== SET TASK ==
Wherever the word "this" shows up in a line, please copy that line.

== GIVEN DATA ==
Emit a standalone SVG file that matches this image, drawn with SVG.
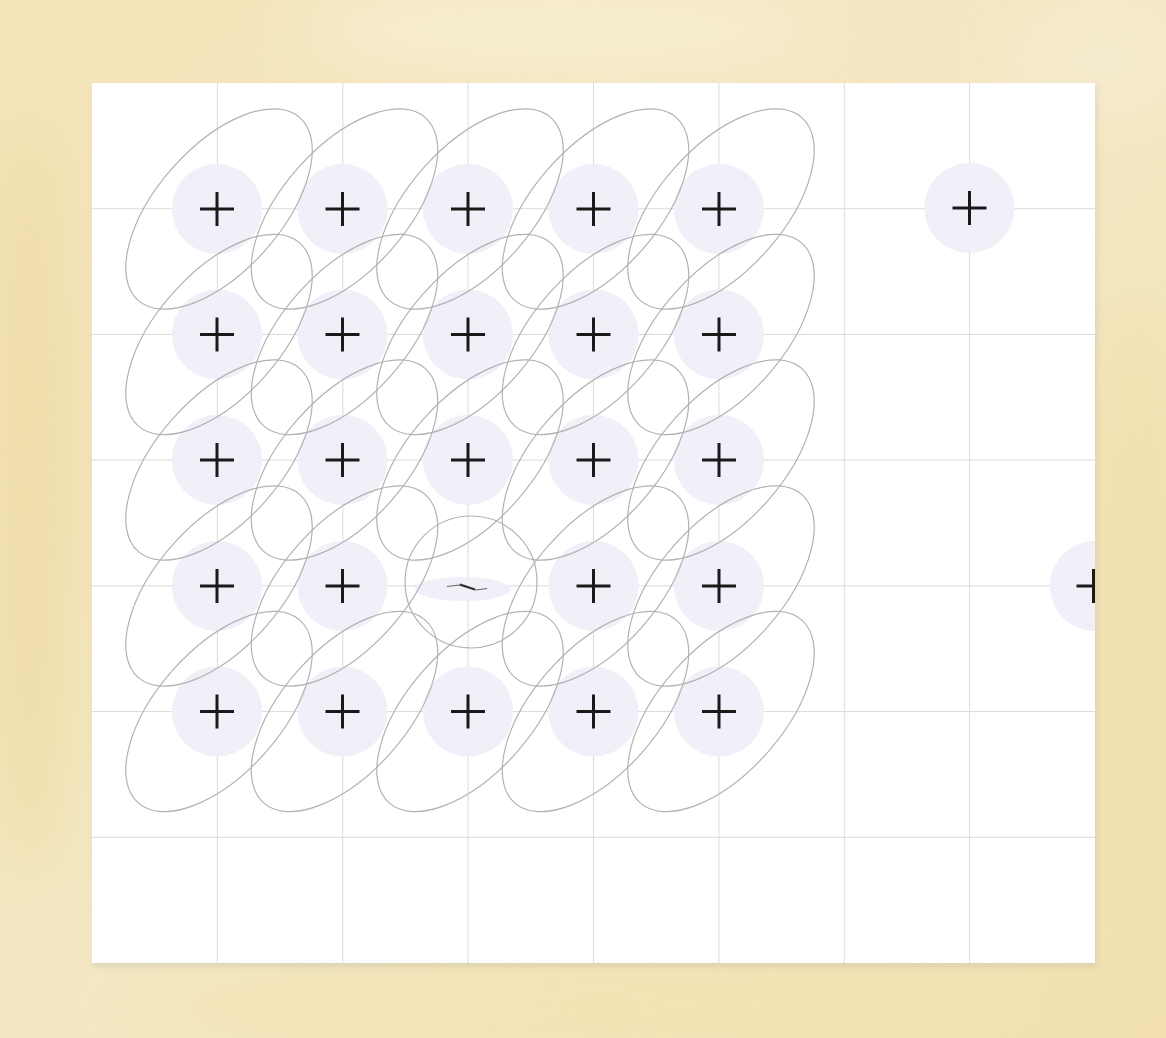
--
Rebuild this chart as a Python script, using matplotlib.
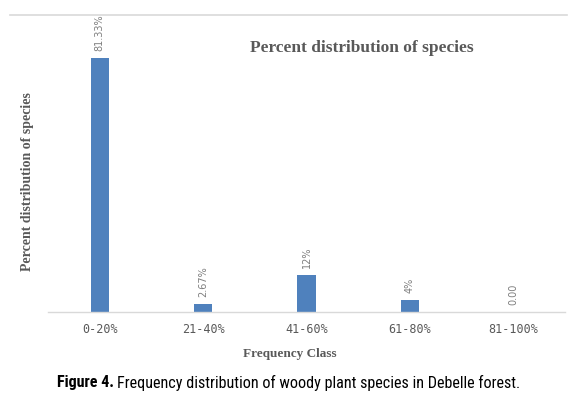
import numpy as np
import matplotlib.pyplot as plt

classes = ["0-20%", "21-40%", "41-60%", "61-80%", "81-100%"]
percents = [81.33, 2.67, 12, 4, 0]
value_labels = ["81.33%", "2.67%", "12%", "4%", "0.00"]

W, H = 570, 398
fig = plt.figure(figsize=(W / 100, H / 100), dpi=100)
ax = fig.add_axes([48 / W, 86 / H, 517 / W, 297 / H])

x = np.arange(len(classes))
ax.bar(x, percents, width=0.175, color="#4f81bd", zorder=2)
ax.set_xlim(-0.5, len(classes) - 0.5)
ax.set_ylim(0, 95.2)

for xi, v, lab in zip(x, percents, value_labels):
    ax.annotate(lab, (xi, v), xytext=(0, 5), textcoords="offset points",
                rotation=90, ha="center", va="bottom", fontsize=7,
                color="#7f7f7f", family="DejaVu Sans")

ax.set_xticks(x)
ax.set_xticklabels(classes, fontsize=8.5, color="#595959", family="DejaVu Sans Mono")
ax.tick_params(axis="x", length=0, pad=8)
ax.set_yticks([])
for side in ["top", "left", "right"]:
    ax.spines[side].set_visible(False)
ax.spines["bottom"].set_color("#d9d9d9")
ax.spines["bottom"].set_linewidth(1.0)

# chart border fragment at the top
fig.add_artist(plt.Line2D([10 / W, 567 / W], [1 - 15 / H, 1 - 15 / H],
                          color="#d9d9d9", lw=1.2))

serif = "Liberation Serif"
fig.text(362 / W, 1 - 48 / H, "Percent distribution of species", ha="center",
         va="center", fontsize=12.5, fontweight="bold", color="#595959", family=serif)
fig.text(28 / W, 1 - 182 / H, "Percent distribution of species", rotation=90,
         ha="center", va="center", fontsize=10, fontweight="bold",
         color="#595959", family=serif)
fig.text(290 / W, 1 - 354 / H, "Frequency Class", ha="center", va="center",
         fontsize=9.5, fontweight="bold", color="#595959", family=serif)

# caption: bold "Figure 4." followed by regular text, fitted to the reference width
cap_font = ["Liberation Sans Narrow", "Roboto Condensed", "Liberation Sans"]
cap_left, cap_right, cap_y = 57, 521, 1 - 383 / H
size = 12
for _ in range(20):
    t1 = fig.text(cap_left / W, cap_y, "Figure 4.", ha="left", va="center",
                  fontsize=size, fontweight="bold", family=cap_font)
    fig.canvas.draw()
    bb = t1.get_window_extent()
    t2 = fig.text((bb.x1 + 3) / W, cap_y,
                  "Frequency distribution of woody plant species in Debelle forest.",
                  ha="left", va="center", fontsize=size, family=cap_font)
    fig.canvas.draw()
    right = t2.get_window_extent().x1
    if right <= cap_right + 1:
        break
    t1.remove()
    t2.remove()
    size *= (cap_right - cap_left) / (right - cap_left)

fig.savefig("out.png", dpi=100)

== REPLY ==
Emit a standalone SVG file that matches this image, drawn with SVG.
Rebuild this chart as a Python script, using matplotlib.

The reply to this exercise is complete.